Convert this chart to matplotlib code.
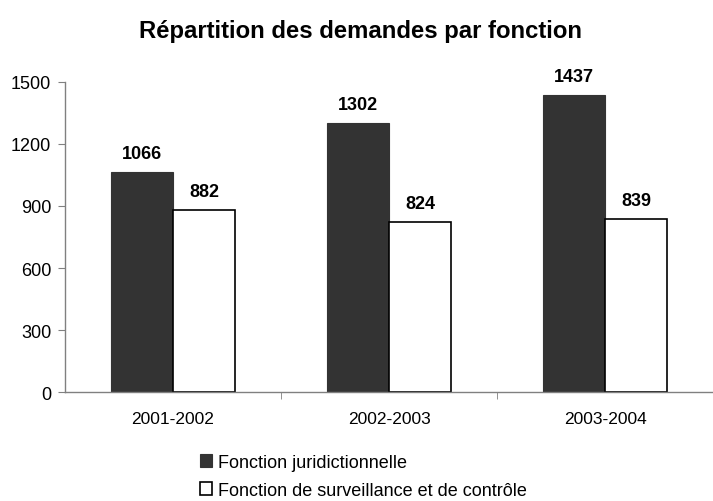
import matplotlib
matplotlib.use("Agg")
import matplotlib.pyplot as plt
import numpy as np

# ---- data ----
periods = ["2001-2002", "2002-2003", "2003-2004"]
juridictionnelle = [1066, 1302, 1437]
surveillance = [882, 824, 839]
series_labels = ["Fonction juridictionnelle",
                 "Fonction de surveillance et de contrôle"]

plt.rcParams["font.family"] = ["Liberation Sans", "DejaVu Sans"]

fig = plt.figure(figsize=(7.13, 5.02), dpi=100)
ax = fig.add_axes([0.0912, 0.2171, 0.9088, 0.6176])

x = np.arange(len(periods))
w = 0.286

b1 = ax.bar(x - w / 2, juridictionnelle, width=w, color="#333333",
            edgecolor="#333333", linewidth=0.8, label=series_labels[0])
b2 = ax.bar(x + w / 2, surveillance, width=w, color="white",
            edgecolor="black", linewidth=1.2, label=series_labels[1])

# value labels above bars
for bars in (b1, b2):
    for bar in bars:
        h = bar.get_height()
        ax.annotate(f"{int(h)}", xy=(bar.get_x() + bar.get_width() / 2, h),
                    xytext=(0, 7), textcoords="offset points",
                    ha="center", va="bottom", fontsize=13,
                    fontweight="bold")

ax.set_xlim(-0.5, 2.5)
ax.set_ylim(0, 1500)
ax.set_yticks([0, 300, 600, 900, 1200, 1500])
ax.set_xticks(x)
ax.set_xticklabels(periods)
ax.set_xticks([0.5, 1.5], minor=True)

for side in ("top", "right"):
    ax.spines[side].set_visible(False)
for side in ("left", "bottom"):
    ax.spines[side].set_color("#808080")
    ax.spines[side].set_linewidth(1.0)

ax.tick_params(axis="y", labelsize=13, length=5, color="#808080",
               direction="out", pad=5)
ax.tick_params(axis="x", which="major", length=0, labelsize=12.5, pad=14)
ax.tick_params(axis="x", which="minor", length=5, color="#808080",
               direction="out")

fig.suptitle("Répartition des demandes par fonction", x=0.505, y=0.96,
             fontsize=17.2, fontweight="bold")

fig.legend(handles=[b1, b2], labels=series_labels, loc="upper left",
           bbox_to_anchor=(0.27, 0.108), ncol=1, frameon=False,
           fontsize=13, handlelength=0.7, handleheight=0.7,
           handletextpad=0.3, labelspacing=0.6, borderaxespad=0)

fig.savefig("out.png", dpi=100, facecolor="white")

+++

→ **WHAT THE TASK REQUIRES**
Copy the listing over exactly, skipping the pictures it holds.

→ **RESULT FOR THIS EXERCISE**
Convert this chart to matplotlib code.
import matplotlib
matplotlib.use("Agg")
import matplotlib.pyplot as plt
import numpy as np

# ---- data ----
periods = ["2001-2002", "2002-2003", "2003-2004"]
juridictionnelle = [1066, 1302, 1437]
surveillance = [882, 824, 839]
series_labels = ["Fonction juridictionnelle",
                 "Fonction de surveillance et de contrôle"]

plt.rcParams["font.family"] = ["Liberation Sans", "DejaVu Sans"]

fig = plt.figure(figsize=(7.13, 5.02), dpi=100)
ax = fig.add_axes([0.0912, 0.2171, 0.9088, 0.6176])

x = np.arange(len(periods))
w = 0.286

b1 = ax.bar(x - w / 2, juridictionnelle, width=w, color="#333333",
            edgecolor="#333333", linewidth=0.8, label=series_labels[0])
b2 = ax.bar(x + w / 2, surveillance, width=w, color="white",
            edgecolor="black", linewidth=1.2, label=series_labels[1])

# value labels above bars
for bars in (b1, b2):
    for bar in bars:
        h = bar.get_height()
        ax.annotate(f"{int(h)}", xy=(bar.get_x() + bar.get_width() / 2, h),
                    xytext=(0, 7), textcoords="offset points",
                    ha="center", va="bottom", fontsize=13,
                    fontweight="bold")

ax.set_xlim(-0.5, 2.5)
ax.set_ylim(0, 1500)
ax.set_yticks([0, 300, 600, 900, 1200, 1500])
ax.set_xticks(x)
ax.set_xticklabels(periods)
ax.set_xticks([0.5, 1.5], minor=True)

for side in ("top", "right"):
    ax.spines[side].set_visible(False)
for side in ("left", "bottom"):
    ax.spines[side].set_color("#808080")
    ax.spines[side].set_linewidth(1.0)

ax.tick_params(axis="y", labelsize=13, length=5, color="#808080",
               direction="out", pad=5)
ax.tick_params(axis="x", which="major", length=0, labelsize=12.5, pad=14)
ax.tick_params(axis="x", which="minor", length=5, color="#808080",
               direction="out")

fig.suptitle("Répartition des demandes par fonction", x=0.505, y=0.96,
             fontsize=17.2, fontweight="bold")

fig.legend(handles=[b1, b2], labels=series_labels, loc="upper left",
           bbox_to_anchor=(0.27, 0.108), ncol=1, frameon=False,
           fontsize=13, handlelength=0.7, handleheight=0.7,
           handletextpad=0.3, labelspacing=0.6, borderaxespad=0)

fig.savefig("out.png", dpi=100, facecolor="white")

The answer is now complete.